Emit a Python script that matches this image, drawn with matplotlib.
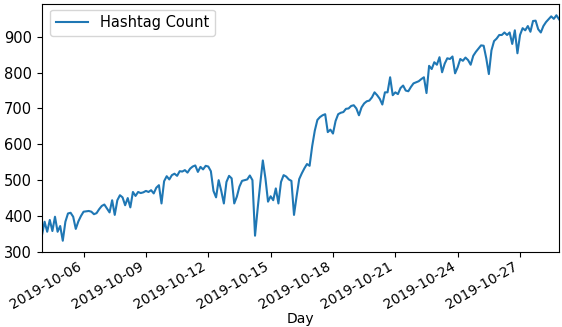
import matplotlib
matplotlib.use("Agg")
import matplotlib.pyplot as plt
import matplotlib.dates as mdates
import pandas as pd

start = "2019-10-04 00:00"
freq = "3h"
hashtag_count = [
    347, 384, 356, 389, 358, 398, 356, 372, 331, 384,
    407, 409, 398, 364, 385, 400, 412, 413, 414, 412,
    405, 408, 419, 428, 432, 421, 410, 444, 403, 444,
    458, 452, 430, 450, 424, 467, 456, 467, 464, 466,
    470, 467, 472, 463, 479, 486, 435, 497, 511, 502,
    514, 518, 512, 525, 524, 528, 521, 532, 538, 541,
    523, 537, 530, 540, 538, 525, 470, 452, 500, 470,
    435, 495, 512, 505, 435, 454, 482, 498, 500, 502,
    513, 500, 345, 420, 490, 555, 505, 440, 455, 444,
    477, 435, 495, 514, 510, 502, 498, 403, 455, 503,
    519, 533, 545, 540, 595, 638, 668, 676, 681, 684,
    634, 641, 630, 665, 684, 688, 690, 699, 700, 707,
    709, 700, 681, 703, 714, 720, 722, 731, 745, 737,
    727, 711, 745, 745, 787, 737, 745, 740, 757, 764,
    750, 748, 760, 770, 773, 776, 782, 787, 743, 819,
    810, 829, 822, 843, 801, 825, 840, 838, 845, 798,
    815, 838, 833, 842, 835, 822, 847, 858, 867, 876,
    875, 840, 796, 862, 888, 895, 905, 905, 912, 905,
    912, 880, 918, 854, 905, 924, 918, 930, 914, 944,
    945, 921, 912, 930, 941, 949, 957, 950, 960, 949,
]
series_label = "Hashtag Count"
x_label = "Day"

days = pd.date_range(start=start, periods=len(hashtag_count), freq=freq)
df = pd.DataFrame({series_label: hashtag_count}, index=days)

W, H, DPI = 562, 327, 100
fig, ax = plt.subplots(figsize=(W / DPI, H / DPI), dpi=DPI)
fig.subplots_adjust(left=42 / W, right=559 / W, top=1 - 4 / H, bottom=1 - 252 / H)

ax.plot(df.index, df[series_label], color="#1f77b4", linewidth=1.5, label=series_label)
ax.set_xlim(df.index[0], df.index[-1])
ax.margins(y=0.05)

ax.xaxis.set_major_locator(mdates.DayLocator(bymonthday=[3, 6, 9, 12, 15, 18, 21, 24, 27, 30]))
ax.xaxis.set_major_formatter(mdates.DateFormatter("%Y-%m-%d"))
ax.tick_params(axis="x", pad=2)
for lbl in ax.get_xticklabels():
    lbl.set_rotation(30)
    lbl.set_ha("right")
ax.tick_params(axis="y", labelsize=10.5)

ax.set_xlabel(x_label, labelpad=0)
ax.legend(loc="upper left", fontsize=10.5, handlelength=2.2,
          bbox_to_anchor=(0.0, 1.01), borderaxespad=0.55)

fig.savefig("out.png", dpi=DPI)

● ● ● ● ● ● ●

* WHAT IS NEEDED *
Restate only the lines running from the start of the material above through the line containing "import pandas as pd", ends included. No pictures.

* WORKED SOLUTION *
Emit a Python script that matches this image, drawn with matplotlib.
import matplotlib
matplotlib.use("Agg")
import matplotlib.pyplot as plt
import matplotlib.dates as mdates
import pandas as pd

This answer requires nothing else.